Datta bids to keep Media Options in the family

Media Options site not inactive for long as Sureprint  takes up facilities

Media Options site not inactive for long as Sureprint takes up facilities

The Datta family is attempting to wrest back control of its failed Media Options business, putting forward a rival offer to acquire the company, in competition with trade printer CMYKhub. The administrator says the offer, made by Sureprint, run by Amrit Chandra, sister-in-law of former Media Options owner Bhaskar Datta, ‘may give more back to the employees.’ Administrator David Iannuzzi from Veritas Advisory will call a meeting of creditors for mid-August, where he will present both bids.

Bhaskar Datta

Bhaskar Datta

Media Options collapsed with $3.3m in debts last September, and has been trading under a controversial $1000 a month license through the Datta family businesses Sureprint and Sydney Print Hub since entering administration, according to Veritas to protect the value of the business for the benefit of creditors. Iannuzzi says if the creditors resolve to accept the CMYKhub offer, Veritas will begin proceedings to evict Sureprint and Sydney Print Hub from facilities and order them to relinquish the assets and intellectual property. CMYKhub says Veritas has already said it will don this twice before, but has so far failed to do so. The Sureprint business was set up 19 days before Media Options collapsed, and together with Sydney Print Hub – which also has Datta family members as sole directors – has been effectively running the Media Options business under the $1000 licensing deal. Denholm says the CMYKhub bid has the support of the creditors committee, but Iannuzzi says it only appeals to ‘a faction of the creditors’. Denholm and CMYKhub paid a $50,000 deposit to buy the business back in February, but has since been thwarted in its attempts to make the sale go through.
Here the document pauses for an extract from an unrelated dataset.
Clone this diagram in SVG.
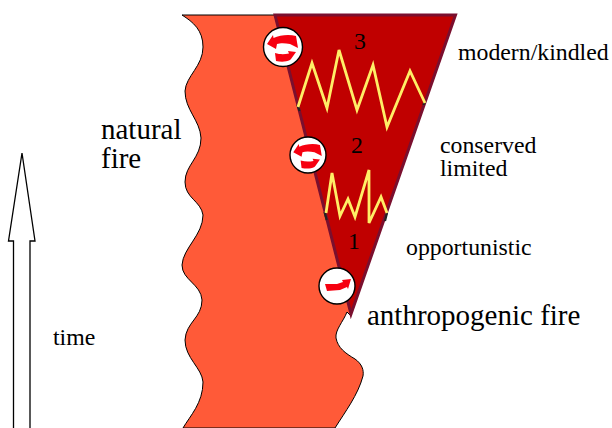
<svg xmlns="http://www.w3.org/2000/svg" width="612" height="428" viewBox="0 0 612 428">
<style>
text{font-family:"Liberation Serif","Times New Roman",serif;fill:#000}
.s{font-size:23.800px}.l{font-size:29px}.c{fill:#fff;stroke:#000;stroke-width:1.400}
.z{fill:none;stroke:#ffee66;stroke-width:2.800;stroke-linejoin:miter}
.a{fill:#f60010}
</style>
<defs>
<g id="cycle">
<path class="a" d="M-16-3 L-10-12 L-9.500-9 C-3-12 6-13 13-11 L15 1 L7-3 C2-4-3-4-6-3 L-7 2 Z"/>
<path class="a" d="M13 5 L5 4 L6 6.500 C1 7.500-3 7.500-8 6 L-7 14 C-2 15 3 15 7 13 L8 12 Z"/>
</g>
</defs>
<g id="natural-fire">
<path fill="#ff5a38" stroke="#000" stroke-width="1" d="M182 15 L285 15 L351 316 L347 312 C343 322 335 330 336 338 C338 348 345 353 355 359 C362 364 364 370 363 376 C358 395 345 412 335 428 L183 428 C190 416 203 403 203 382 C202 368 185 358 185 340 C186 322 202 318 202 300 C201 284 182 280 182 265 C183 248 203 235 203 215 C201 201 185 198 185 182 C185 165 201 158 201 138 C200 120 185 110 185 91 C186 76 203 66 203 47 C203 30 193 22 182 15 Z"/>
</g>
<g id="anthropogenic-fire">
<path fill="#c00000" stroke="#7a0f2e" stroke-width="3" d="M275 15 L455.500 15 L351 314 Z"/>
</g>
<g id="connectors">
<path d="M297.500 105 L299.500 111 M424.500 101 L423.500 105 M324.500 212 L326.700 220 M387 213 L385 221" stroke="#222" stroke-width="2.200" fill="none"/>
<path class="z" d="M298 107 L312 63 L327 108 L339 50 L357 110 L373 65 L387 127 L410 71 L425 103"/>
<path class="z" d="M326 213 L332 173 L340 216 L348 199 L355 217 L369 170 L369 223 L381 197 L387 213"/>
</g>
<g id="time-arrow">
<path fill="#fff" stroke="#000" stroke-width="1.300" d="M13.500 428 L13.500 241 L8.500 241 L22 153 L35 241 L30 241 L30 428"/>
</g>
<g id="cycle-3"><circle class="c" cx="283" cy="47" r="19.500"/><use href="#cycle" x="283" y="47"/></g>
<g id="cycle-2"><circle class="c" cx="308" cy="155" r="18"/><use href="#cycle" transform="translate(308 155) scale(.92)"/></g>
<g id="cycle-1"><circle class="c" cx="337" cy="286" r="18"/><path class="a" d="M325 284 L337 284 L343 282 L342 280 L351 279 L348 289 L347 287 L340 290 L327 291 Z"/></g>
<g id="labels">
<text class="s" x="354" y="49">3</text>
<text class="s" x="351" y="153">2</text>
<text class="s" x="348" y="249">1</text>
<text class="s" x="458" y="60">modern/kindled</text>
<text class="s"><tspan x="440" y="153">conserved</tspan><tspan x="440" y="176">limited</tspan></text>
<text class="s" x="406" y="255">opportunistic</text>
<text class="l" x="367" y="325">anthropogenic fire</text>
<text class="l"><tspan x="101" y="139">natural</tspan><tspan x="101" y="168">fire</tspan></text>
<text class="s" x="53" y="345">time</text>
</g>
</svg>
However Iannuzzi says the agreement had ‘a lot of conditions attached to it’ and was more about making sure Denholm was ‘fair dinkum’ by putting up some cash as a deposit.

Clive Denholm

Clive Denholm

Denholm says one of the conditions was that the administrator get all the assets of the business out of the hands of Sureprint and Sydney Print Hub, including a Heidelberg press that has allegedly been transferred between the entities. Denholm says he is not surprised by the latest move by Veritas, coming after more than six months of delays since CMYKhub signed that purchase contract in which the liquidator committed to take legal action to recover the assets within 14 days. He says the deal has encountered challenges from day one, including rumours of a sale to Sureprint prior to the business going into voluntary administration. He says, “We had a lot of trouble getting answers to questions to allow us to put in our bid with delays of over two weeks in getting response to emails. “Our bid was accepted by the creditor committee twice and despite receiving a commitment by the administrator to take action to recover the assets we have had nothing but delays. “We have serious concerns about the process and how it has been handled.” Iannuzzi says there has been some mediation with Sureprint but all legal action is on hold until after the meeting. The administrator defends his handling of the sale and denied he was favouring any side over the other. He says, “I have remained independent from the get-go. Whatever is thrown at me, be it from Sureprint or a hungry buyer, I have to send it to the creditors. “Both parties want the business and I am trying to play umpire in the middle. I am doing everything I can to keep all the stakeholders happy.”

David Iannuzzi

David Iannuzzi

“I understand where Denholm is coming from, he wants to get this done and it is a top priority for him, but this has to be done right and like he says there have been some delaying tactics by Sureprint. “Things like this often take longer than all of us would like.” In October last year Iannuzzi denied accusations of phoenix activity from the Sureprint and Sydney Print Hub businesses, saying ASIC supported his view. The director of Sureprint, Amrit Chandra and Sydney Print Hub, and Rahul Rajeev Datta, Bhaskar Datta’s son, were unavailable for comment. Bhaskar Datta himself claims to be only a ‘consultant’ who ‘sometimes’ uses the offices at Sureprint.